Knowing that he will never put any effort forth to obtain any paternal rights, I was not too worried until I stumbled upon some things on this site... I have applied for public assistance. I already recieve food stamps and have applied through another program called healthy start (and wiic?) They had asked me the name and birthdate of the father, and I hesitated but they said they would not be able to help me without that information, so I told them. How likely is it that they will force a paternity test in hopes of him paying out? He has no money now and I doubt that he will ever have an on-the-books income. I DO NOT want his paternity established in the first place; whenever he gets mad and I try to break up with him he threatens to take me to court in the future for custody, based on some documented mental illnesses I have.
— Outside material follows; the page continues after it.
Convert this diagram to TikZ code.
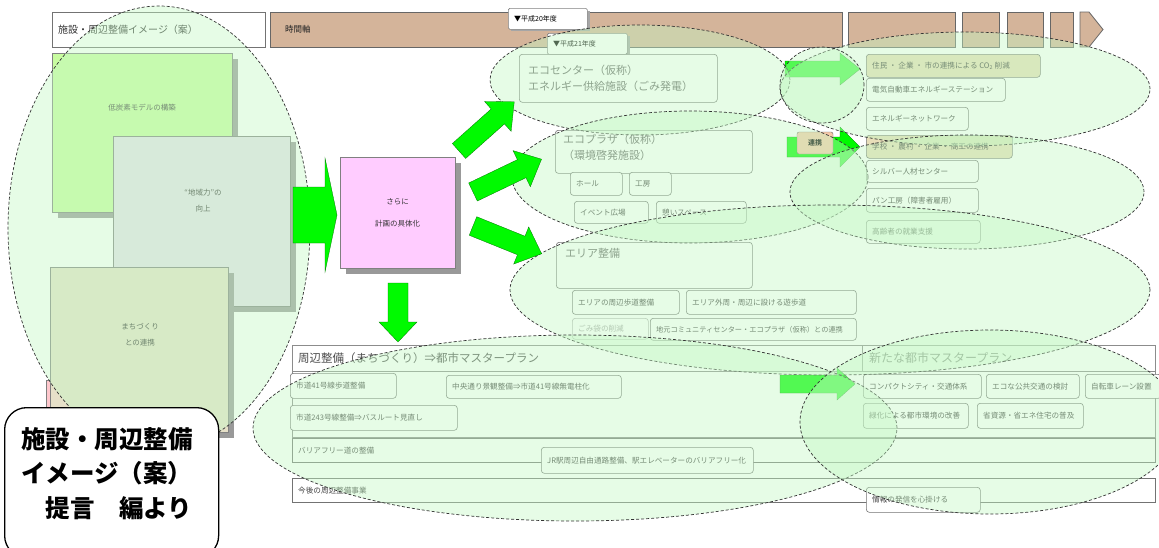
\documentclass[tikz,border=0pt]{standalone}
\usepackage{fontspec}
\setmainfont{Noto Sans CJK JP}
\definecolor{tlc}{RGB}{212,180,154}
\definecolor{lgreen}{RGB}{200,252,160}
\definecolor{lav}{RGB}{230,224,234}
\definecolor{beig}{RGB}{230,224,200}
\definecolor{pinkb}{RGB}{255,204,255}
\definecolor{tanb}{RGB}{232,222,185}
\definecolor{orng}{RGB}{245,200,168}
\definecolor{ellf}{RGB}{196,248,196}
\definecolor{gar}{RGB}{0,250,0}
\definecolor{pinksm}{RGB}{255,200,205}
\tikzset{
 rb/.style={draw=black!55, line width=0.6pt, rounded corners=3pt, fill=white, inner sep=0},
 rbtan/.style={rb, fill=tanb},
 rbfaint/.style={rb, draw=black!30},
 sq/.style={draw=black!55, line width=0.6pt, fill=white, inner sep=0},
 tlseg/.style={draw=black!60, line width=0.8pt, fill=tlc, inner sep=0},
 lbl/.style={draw=black!50, line width=0.6pt, fill=white, rounded corners=1.5pt, inner sep=0},
 ell/.style={draw=black!80, densely dashed, line width=0.7pt, fill=ellf, fill opacity=0.42},
 st/.style={font=\fontsize{7.6}{9}\selectfont, text=black!75, inner sep=0},
 stf/.style={st, text=black!35},
 mt/.style={font=\fontsize{11}{16}\selectfont, text=black!60, inner sep=0, align=left},
 lt/.style={font=\fontsize{7.5}{16}\selectfont, text=black!80, inner sep=0, align=center},
 co/.style={font=\fontsize{24.5}{30}\selectfont\bfseries, text=black, inner sep=0},
 garrow/.style={fill=gar, draw=green!45!black, line width=0.3pt},
}
% name, style, x, y, w, h, text style, text
\newcommand{\tbox}[8]{%
 \node[#2, anchor=north west, minimum width=#5pt, minimum height=#6pt] (#1) at (#3,#4) {};
 \node[#7, anchor=west] (#1t) at ([xshift=6pt]#1.west) {#8};}
% tail x, tail y, angle, length, shaft half, head half, head length
\newcommand{\barrow}[7]{%
 \filldraw[garrow, shift={(#1,#2)}, rotate=#3] (0,-#5) -- ({#4-#7},-#5) -- ({#4-#7},-#6) -- (#4,0) -- ({#4-#7},#6) -- ({#4-#7},#5) -- (0,#5) -- cycle;}
\begin{document}
\begin{tikzpicture}[x=1pt,y=-1pt]
\useasboundingbox (0,0) rectangle (1159,547);
\fill[white] (0,0) rectangle (1159,547);

% ---------- header ----------
\tbox{title}{sq}{52}{12}{213}{35}{mt,font=\fontsize{10}{12}\selectfont,text=black!80}{施設・周辺整備イメージ（案）}
\node[tlseg, anchor=north west, minimum width=572pt, minimum height=35pt] (tl1) at (270,12) {};
\node[st, font=\fontsize{8.5}{10}\selectfont, text=black!85, anchor=west] (tlt) at (285,29) {時間軸};
\node[tlseg, anchor=north west, minimum width=107pt, minimum height=35pt] (tl2) at (848,12) {};
\node[tlseg, anchor=north west, minimum width=37pt, minimum height=35pt] (tl3) at (962,12) {};
\node[tlseg, anchor=north west, minimum width=36pt, minimum height=35pt] (tl4) at (1007,12) {};
\node[tlseg, anchor=north west, minimum width=23pt, minimum height=35pt] (tl5) at (1050,12) {};
\filldraw[draw=black!60, line width=0.8pt, fill=tlc] (1080,12) -- (1089,12) -- (1103,29.5) -- (1089,47) -- (1080,47) -- cycle;
\fill[black!35] (511,11) rectangle (590,31);
\tbox{y20}{lbl}{508}{8}{79}{21}{st,font=\fontsize{7}{8}\selectfont,text=black}{▼平成20年度}
\fill[black!35] (550,36) rectangle (630,56);
\tbox{y21}{lbl}{547}{33}{80}{21}{st,font=\fontsize{7}{8}\selectfont,text=black}{▼平成21年度}

% ---------- left stacked boxes ----------
\fill[black!40] (58,59) rectangle (238,218);
\node[draw=black!50, fill=lgreen, anchor=north west, minimum width=180pt, minimum height=159pt, inner sep=0] (bgreen) at (52,53) {};
\node[st, font=\fontsize{7.5}{9}\selectfont] (bgreent) at (142,108) {低炭素モデルの構築};
\fill[black!40] (119,142) rectangle (296,312);
\node[draw=black!50, fill=lav, anchor=north west, minimum width=177pt, minimum height=170pt, inner sep=0] (blav) at (113,136) {};
\node[lt] (blavt) at (203,201) {“地域力”の\\向上};
\node[draw=black!50, fill=pinksm, anchor=north west, minimum width=170pt, minimum height=55pt, inner sep=0] (bpk) at (46,380) {};
\fill[black!40] (56,273) rectangle (234,438);
\node[draw=black!50, fill=beig, anchor=north west, minimum width=178pt, minimum height=165pt, inner sep=0] (bbeige) at (50,267) {};
\node[lt] (bbeiget) at (140,335) {まちづくり\\との連携};

% ---------- middle boxes ----------
\node[rb, anchor=north west, minimum width=198pt, minimum height=48pt] (eco) at (519,54) {};
\node[mt, anchor=west] (ecot) at ([xshift=9pt]eco.west) {エコセンター（仮称）\\エネルギー供給施設（ごみ発電）};
\node[rb, anchor=north west, minimum width=197pt, minimum height=43pt] (plaza) at (555,130) {};
\node[mt, anchor=north west] (plazat) at (563,134) {エコプラザ（仮称）\\（環境啓発施設）};
\tbox{hall}{rb}{570}{172}{52}{23}{st}{ホール}
\tbox{kobo}{rb}{629}{172}{42}{23}{st}{工房}
\tbox{event}{rb}{574}{201}{74}{22}{st}{イベント広場}
\tbox{ikoi}{rb}{656}{201}{90}{22}{st}{憩いスペース}
\node[rb, anchor=north west, minimum width=196pt, minimum height=46pt] (area) at (556,242) {};
\node[mt, anchor=north west] (areat) at (565,248) {エリア整備};
\tbox{a1}{rb}{572}{290}{107}{24}{st}{エリアの周辺歩道整備}
\tbox{a2}{rb}{686}{290}{170}{24}{st}{エリア外周・周辺に設ける遊歩道}
\tbox{a3}{rbfaint}{572}{318}{76}{21}{stf}{ごみ袋の削減}
\tbox{a4}{rb}{650}{318}{206}{22}{st,font=\fontsize{7.2}{9}\selectfont}{地元コミュニティセンター・エコプラザ（仮称）との連携}

% ---------- right column ----------
\tbox{r1}{rbtan}{866}{54}{174}{23}{st}{住民 ・ 企業 ・ 市の連携による CO\textsubscript{2} 削減}
\tbox{r2}{rb}{866}{78}{139}{23}{st}{電気自動車エネルギーステーション}
\tbox{r3}{rb}{866}{107}{102}{23}{st}{エネルギーネットワーク}
\tbox{r4}{rbtan}{866}{135}{146}{23}{st}{学校 ・ 農村 ・ 企業 ・ 商工の連携}
\tbox{r5}{rb}{866}{160}{112}{22}{st}{シルバー人材センター}
\tbox{r6}{rb}{866}{188}{112}{24}{st}{パン工房（障害者雇用）}
\tbox{r7}{rb}{866}{220}{114}{23}{st}{高齢者の就業支援}

% ---------- bottom band ----------
\node[sq, draw=black!45, anchor=north west, minimum width=863pt, minimum height=26pt] (band) at (292,345) {};
\node[mt, font=\fontsize{11.5}{14}\selectfont, anchor=west, text=black!70] (bandt) at (298,358) {周辺整備（まちづくり）⇒都市マスタープラン};
\node[sq, draw=black!45, anchor=north west, minimum width=293pt, minimum height=26pt] (nhead) at (862,345) {};
\node[mt, font=\fontsize{12}{14}\selectfont, anchor=west] (nheadt) at (869,358) {新たな都市マスタープラン};
\node[sq, draw=black!45, anchor=north west, minimum width=863pt, minimum height=66pt] (bandb) at (292,371) {};
\tbox{row1}{sq}{292}{438}{863}{24}{st}{バリアフリー道の整備}
\tbox{row2}{sq}{292}{478}{863}{24}{st}{今後の周辺整備事業}
\tbox{b1}{rb}{290}{373}{106}{25}{st}{市道41号線歩道整備}
\tbox{b2}{rb}{446}{375}{175}{23}{st}{中央通り景観整備⇒市道41号線無電柱化}
\tbox{b3}{rb}{290}{405}{167}{25}{st}{市道243号線整備⇒バスルート見直し}
\tbox{b4}{rb}{541}{447}{212}{26}{st}{JR駅周辺自由通路整備、駅エレベーターのバリアフリー化}
\tbox{n1}{rb}{863}{374}{118}{24}{st}{コンパクトシティ・交通体系}
\tbox{n2}{rb}{986}{374}{93}{24}{st}{エコな公共交通の検討}
\tbox{n3}{rb}{1085}{374}{76}{24}{st}{自転車レーン設置}
\tbox{n4}{rb}{863}{403}{105}{25}{st}{緑化による都市環境の改善}
\tbox{n5}{rb}{977}{403}{106}{25}{st}{省資源・省エネ住宅の普及}
\tbox{n6}{rb}{866}{487}{114}{25}{st}{情報の発信を心掛ける}

% ---------- arrows under ellipses ----------
\barrow{785}{69}{0}{75}{8}{16}{20}
\barrow{787}{147}{0}{73}{10}{20}{20}
\node[draw=black!60, fill=orng, rounded corners=2pt, minimum width=36pt, minimum height=22pt, inner sep=0, font=\fontsize{7}{8}\selectfont\bfseries] (renkei) at (815,143) {連携};
\barrow{780}{384}{0}{75}{9}{16}{18}

% ---------- ellipses ----------
\path[ell] (159,228) ellipse [x radius=151pt, y radius=222pt];
\path[ell] (640,80) ellipse [x radius=150pt, y radius=55pt];
\path[ell] (965,89) ellipse [x radius=185pt, y radius=57pt];
\path[ell] (822,85) ellipse [x radius=42pt, y radius=38pt];
\path[ell] (690,177) ellipse [x radius=178pt, y radius=66pt];
\path[ell] (967,192) ellipse [x radius=177pt, y radius=57pt];
\path[ell] (830,290) ellipse [x radius=320pt, y radius=85pt];
\path[ell] (575,428) ellipse [x radius=322pt, y radius=93pt];
\path[ell] (990,422) ellipse [x radius=190pt, y radius=92pt];

% ---------- top arrows and central box ----------
\barrow{293}{215}{0}{44}{28}{57}{12}
\fill[black!40] (346,163) rectangle (461,274);
\node[draw=black!50, fill=pinkb, anchor=north west, minimum width=115pt, minimum height=111pt, inner sep=0] (plan) at (340,157) {};
\node[lt, font=\fontsize{7.5}{22}\selectfont] (plant) at (plan.center) {さらに\\計画の具体化};
\barrow{459}{151}{41.7}{74}{10}{20}{22}
\barrow{473}{192}{25.6}{76}{10}{20}{22}
\barrow{473}{226}{-22}{74}{10}{20}{22}
\barrow{398}{283}{-90}{59}{10}{19}{20}

% ---------- callout ----------
\node[draw=black, line width=1.3pt, fill=white, rounded corners=22pt, anchor=north west, minimum width=214pt, minimum height=150pt, inner sep=0] (callout) at (4,407) {};
\node[co, anchor=base west] (c1) at (21,448) {施設・周辺整備};
\node[co, anchor=base west] (c2) at (21,482.5) {イメージ（案）};
\node[co, anchor=base west] (c3) at (21,517) {　提言　編より};
\end{tikzpicture}
\end{document}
I know he is not someone they would likely give custody to, but my history isn't exactly squeeky clean either.and I don't even want him having unsupervised visitation, as I do not trust to be able to be responsible for another human being. Although he has not pursued anything with the other children (that I know of), I am afraid that he might do something out of revenge; or that he might actually have a change of heart, realize he is getting older, and actually might want to be in the child's life, but without any actual responsibility being put forth (such as unsupervised visitation rights).
What are all of my options from this point on? Wait for a problem to arise, and out-lawyer him when the time comes? Or don't go any further with the public assistance? I really need some good advice and/or solutions.
(Sorry this was so long! Thanks if you actually made it all the way through!)